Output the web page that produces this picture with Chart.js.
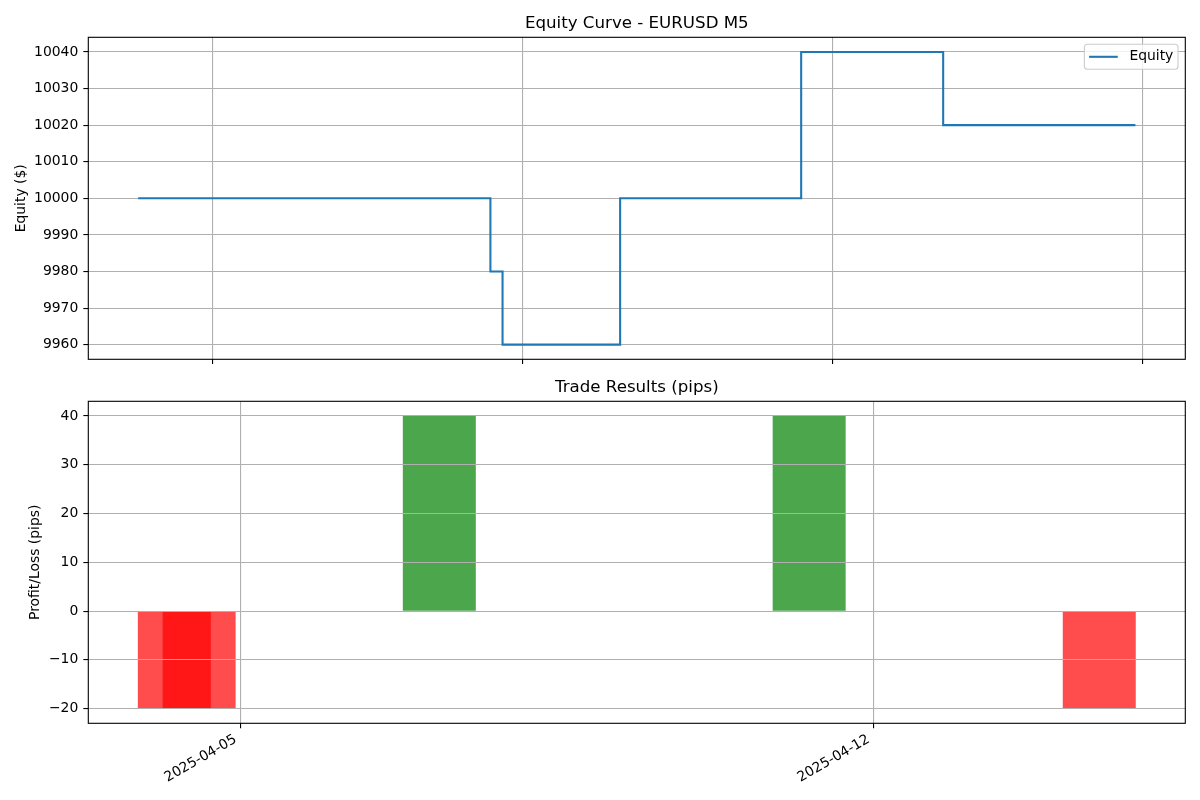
<!DOCTYPE html>
<html><head><meta charset="utf-8">
<script src="https://cdn.jsdelivr.net/npm/chart.js@4.4.1/dist/chart.umd.min.js"></script>
<style>
html,body{margin:0;padding:0;background:#fff;}
#wrap{position:relative;width:1200px;height:800px;background:#fff;overflow:hidden;}
canvas{position:absolute;left:0;}
#c1{top:0;}
#c2{top:364px;}
</style></head><body>
<div id="wrap">
<canvas id="c1" width="1200" height="364"></canvas>
<canvas id="c2" width="1200" height="436"></canvas>
</div>
<script>
// ---- data ----
const equityTimes = ['2025-03-27 07:25','2025-04-04 06:25','2025-04-04 13:00','2025-04-07 04:45','2025-04-11 06:55','2025-04-14 11:55','2025-04-18 20:10'];
const equityValues = [10000, 9980, 9960, 10000, 10040, 10020, 10020];
const tradeTimes = ['2025-04-04 06:25','2025-04-04 13:00','2025-04-07 04:45','2025-04-11 06:55','2025-04-14 11:55'];
const tradePips = [-20, -20, 40, 40, -20];
const equityTickDates = ['2025-03-29','2025-04-05','2025-04-12','2025-04-19'];
const tradeTickDates = ['2025-04-05','2025-04-12'];
const equityYTicks = [9960, 9970, 9980, 9990, 10000, 10010, 10020, 10030, 10040];
const pipsYTicks = [-20, -10, 0, 10, 20, 30, 40];
const barWidthDays = 0.8;

// ---- helpers ----
const REF = Date.UTC(2025, 3, 5);
function toDays(s) {
  const parts = s.split(' ');
  const [Y, M, D] = parts[0].split('-').map(Number);
  const [h, m] = (parts[1] || '00:00').split(':').map(Number);
  return (Date.UTC(Y, M - 1, D, h, m) - REF) / 86400000;
}
function fmtDay(v) { return new Date(REF + Math.round(v * 86400000)).toISOString().slice(0, 10); }
function fmtNum(v) { return String(v).replace('-', '\u2212'); }
function padRange(lo, hi, f) { const r = hi - lo; return [lo - r * f, hi + r * f]; }

const FONT = "'DejaVu Sans', sans-serif";
Chart.defaults.font.family = FONT;
Chart.defaults.font.size = 13.9;
Chart.defaults.color = '#000';

const gridOpts = { color: '#b0b0b0', lineWidth: 1.1, tickColor: '#000', tickWidth: 1.1, tickLength: 5, drawTicks: true };
const titleOpts = (text) => ({ display: true, fullSize: false, text, color: '#000', font: { family: FONT, size: 16.67, weight: 'normal' }, padding: { top: 13.2, bottom: 4.1 } });
const noPad = s => { s.paddingTop = 0; s.paddingBottom = 0; };

const framePlugin = {
  id: 'frame',
  afterDraw(chart, args, opts) {
    const { ctx, chartArea: a } = chart;
    ctx.save();
    ctx.strokeStyle = '#000';
    ctx.lineWidth = 1.1;
    ctx.strokeRect(a.left, a.top, a.right - a.left, a.bottom - a.top);
    if (opts && opts.legend) {
      const ds = chart.data.datasets[0];
      ctx.font = '13.9px ' + FONT;
      const tw = ctx.measureText(ds.label).width;
      const fr = a.right - 7.3, ft = a.top + 7, fh = 25;
      const tx = fr - 4.7 - tw;
      const le = tx - 11.6, ls = le - 28.7;
      const fl = ls - 4.7;
      const r = 3;
      ctx.beginPath();
      ctx.moveTo(fl + r, ft); ctx.lineTo(fr - r, ft); ctx.quadraticCurveTo(fr, ft, fr, ft + r);
      ctx.lineTo(fr, ft + fh - r); ctx.quadraticCurveTo(fr, ft + fh, fr - r, ft + fh);
      ctx.lineTo(fl + r, ft + fh); ctx.quadraticCurveTo(fl, ft + fh, fl, ft + fh - r);
      ctx.lineTo(fl, ft + r); ctx.quadraticCurveTo(fl, ft, fl + r, ft);
      ctx.closePath();
      ctx.fillStyle = 'rgba(255,255,255,0.8)';
      ctx.fill();
      ctx.strokeStyle = '#cccccc';
      ctx.lineWidth = 1.1;
      ctx.stroke();
      const cy = ft + fh / 2;
      ctx.strokeStyle = ds.borderColor;
      ctx.lineWidth = ds.borderWidth;
      ctx.beginPath(); ctx.moveTo(ls, cy); ctx.lineTo(le, cy); ctx.stroke();
      ctx.fillStyle = '#000';
      ctx.textBaseline = 'middle';
      ctx.textAlign = 'left';
      ctx.fillText(ds.label, tx, cy);
    }
    ctx.restore();
  }
};

// ---- top chart: equity ----
const eqX = equityTimes.map(toDays);
const [ex0, ex1] = padRange(Math.min(...eqX), Math.max(...eqX), 0.05);
const [ey0, ey1] = padRange(Math.min(...equityValues), Math.max(...equityValues), 0.05);

new Chart(document.getElementById('c1'), {
  type: 'line',
  data: {
    datasets: [{
      label: 'Equity',
      data: eqX.map((x, i) => ({ x, y: equityValues[i] })),
      borderColor: '#1f77b4',
      backgroundColor: '#1f77b4',
      borderWidth: 2.08,
      pointRadius: 0,
      stepped: 'before',
      fill: false,
      tension: 0
    }]
  },
  options: {
    responsive: false, maintainAspectRatio: false, animation: false,
    layout: { padding: { left: 12.7, right: 14.7, top: 0, bottom: 0 } },
    plugins: {
      legend: { display: false },
      tooltip: { enabled: false },
      title: titleOpts('Equity Curve - EURUSD M5'),
      frame: { legend: true }
    },
    scales: {
      x: {
        type: 'linear', min: ex0, max: ex1, bounds: 'data', offset: false,
        afterBuildTicks: s => { s.ticks = equityTickDates.map(d => ({ value: toDays(d) })); },
        ticks: { display: false },
        grid: Object.assign({}, gridOpts, { offset: false }),
        border: { display: false },
        afterFit: s => { s.height = 4.7; s.paddingLeft = 0; s.paddingRight = 0; }
      },
      y: {
        type: 'linear', min: ey0, max: ey1, bounds: 'data',
        afterBuildTicks: s => { s.ticks = equityYTicks.map(v => ({ value: v })); },
        ticks: { padding: 5, callback: v => fmtNum(v), font: { size: 13.9 } },
        grid: gridOpts,
        border: { display: false },
        title: { display: true, text: 'Equity ($)', padding: 0, font: { size: 13.9 } },
        afterFit: s => { s.width = 75.6; noPad(s); }
      }
    }
  },
  plugins: [framePlugin]
});

// ---- bottom chart: trade results ----
const trX = tradeTimes.map(toDays);
const [bx0, bx1] = padRange(Math.min(...trX) - barWidthDays / 2, Math.max(...trX) + barWidthDays / 2, 0.05);
const [by0, by1] = padRange(Math.min(0, ...tradePips), Math.max(0, ...tradePips), 0.05);

new Chart(document.getElementById('c2'), {
  type: 'bar',
  data: {
    datasets: [{
      label: 'Trade Results',
      data: trX.map((x, i) => ({ x, y: tradePips[i] })),
      backgroundColor: tradePips.map(v => v >= 0 ? 'rgba(0,128,0,0.7)' : 'rgba(255,0,0,0.7)'),
      borderWidth: 0,
      barThickness: (ctx) => {
        const s = ctx.chart.scales.x;
        return Math.abs(s.getPixelForValue(barWidthDays) - s.getPixelForValue(0));
      }
    }]
  },
  options: {
    responsive: false, maintainAspectRatio: false, animation: false,
    layout: { padding: { left: 27.2, right: 14.7, top: 0, bottom: 0 } },
    plugins: {
      legend: { display: false },
      tooltip: { enabled: false },
      title: titleOpts('Trade Results (pips)'),
      frame: { legend: false }
    },
    scales: {
      x: {
        type: 'linear', min: bx0, max: bx1, bounds: 'data', offset: false,
        afterBuildTicks: s => { s.ticks = tradeTickDates.map(d => ({ value: toDays(d) })); },
        ticks: { autoSkip: false, minRotation: 30, maxRotation: 30, padding: 3, labelOffset: -5, callback: v => fmtDay(v), font: { size: 13.9 } },
        grid: Object.assign({}, gridOpts, { offset: false, z: 1 }),
        border: { display: false },
        afterFit: s => { s.height = 76.7; s.paddingLeft = 0; s.paddingRight = 0; }
      },
      y: {
        type: 'linear', min: by0, max: by1, bounds: 'data', beginAtZero: false,
        afterBuildTicks: s => { s.ticks = pipsYTicks.map(v => ({ value: v })); },
        ticks: { padding: 5, callback: v => fmtNum(v), font: { size: 13.9 } },
        grid: Object.assign({}, gridOpts, { z: 1 }),
        border: { display: false },
        title: { display: true, text: 'Profit/Loss (pips)', padding: 0, font: { size: 13.9 } },
        afterFit: s => { s.width = 61.1; noPad(s); }
      }
    }
  },
  plugins: [framePlugin]
});
</script>
</body></html>
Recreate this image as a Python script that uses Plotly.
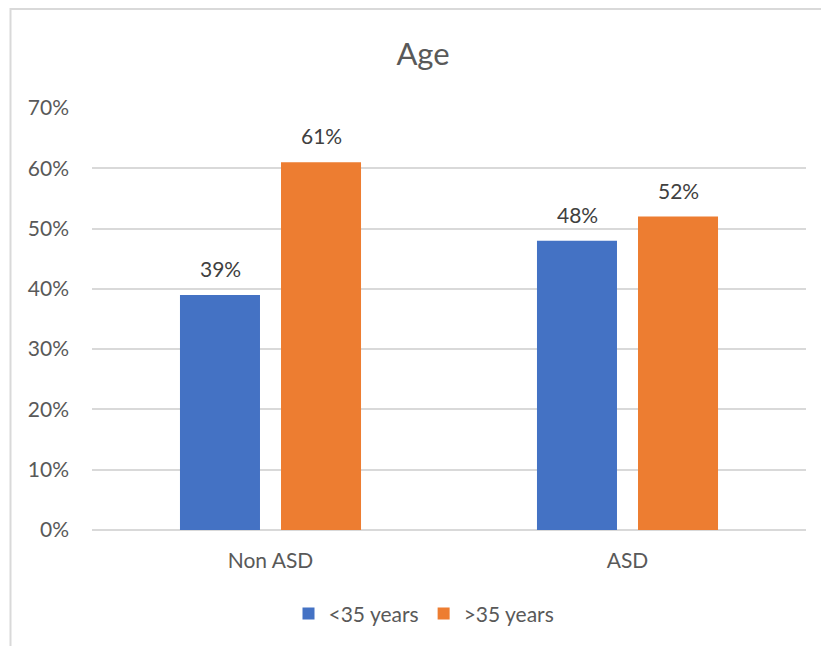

**The task:**
Find and copy each line above that includes the string "this".

**Response:**
Output the web page that produces this picture with Chart.js.
Recreate this image as a Python script that uses Plotly.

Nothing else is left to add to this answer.